Il Guggenheim di Bilbao ospita soprattutto opere di arte contemporanea europea, più specificamente spagnola, e ancora di più basca. Si trova in un piccolo centro che è la città di Bilbao, rispetto a cui l’edificio giganteggia e spicca come gesto architettonico proiettato al futuro, che decisamente sostituisce nell’immaginario collettivo la collezione medesima. Per anni, dopo l’inaugurazione, il Guggenheim diventa meta di pellegrinaggio per l’edificio in sé, icona architettonica di forza ed eco planetaria. È un edificio pensato, progettato per quel tipo di immagine, per essere architettura rivoluzionaria e che produce al suo interno spazi estremamente connotati dal punto di vista formale e plastico, ben lontani da un’idea di neutralità e apertura rispetto alle possibilità della collezione, che invece era un altro dei principi inseguiti dalla prima architettura museale novecentesca.

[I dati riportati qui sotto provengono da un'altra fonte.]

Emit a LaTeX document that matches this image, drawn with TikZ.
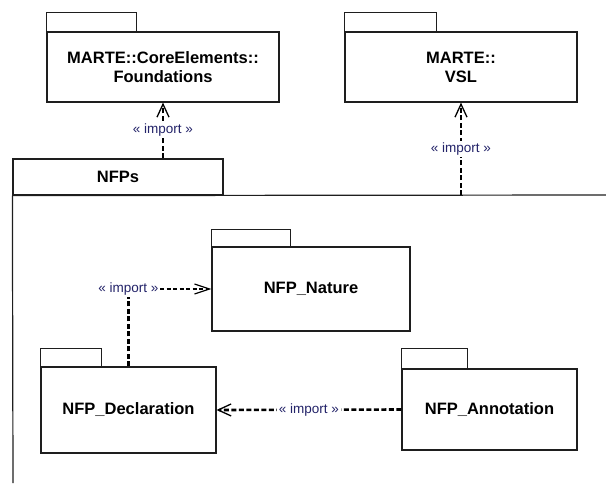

Un altro edificio simbolo è la sede del Broad, cioè della collezione di due mecenati californiani e losangelini, Eli e Edythe Broad. Questi hanno raccolto nei decenni una collezione impressionante di arte Pop nordamericana e negli anni ’10 del XXI secolo hanno commissionato allo studio di architettura Diller Scofidio + Renfro la progettazione di un nuovo museo. Ancora una volta, il museo è pensato come immagine iconica e ridotto dai suoi progettisti a essenziali elementi costitutivi. È un tipo di architettura che mostra anch’essa una trattazione complessa della materia nella superficie esterna, progettabile solo tramite sistemi di calcolo consentiti dalla tecnologia dei computer (Architettura Parametrica).
E adesso?
Quelli presentati sono solo alcuni degli esempi più celebri e interessanti di edifici che hanno fatto la storia della museologia e della museografia. Altre realtà innovative e sempre più sorprendenti nascono ogni giorno, in larga parte abbandonando l’idea di fine Novecento di Supermuseo e riprendendo, soprattutto in Italia, edifici storici. Cosa possiamo immaginare (e sperare), quindi, per il futuro di questa istituzione?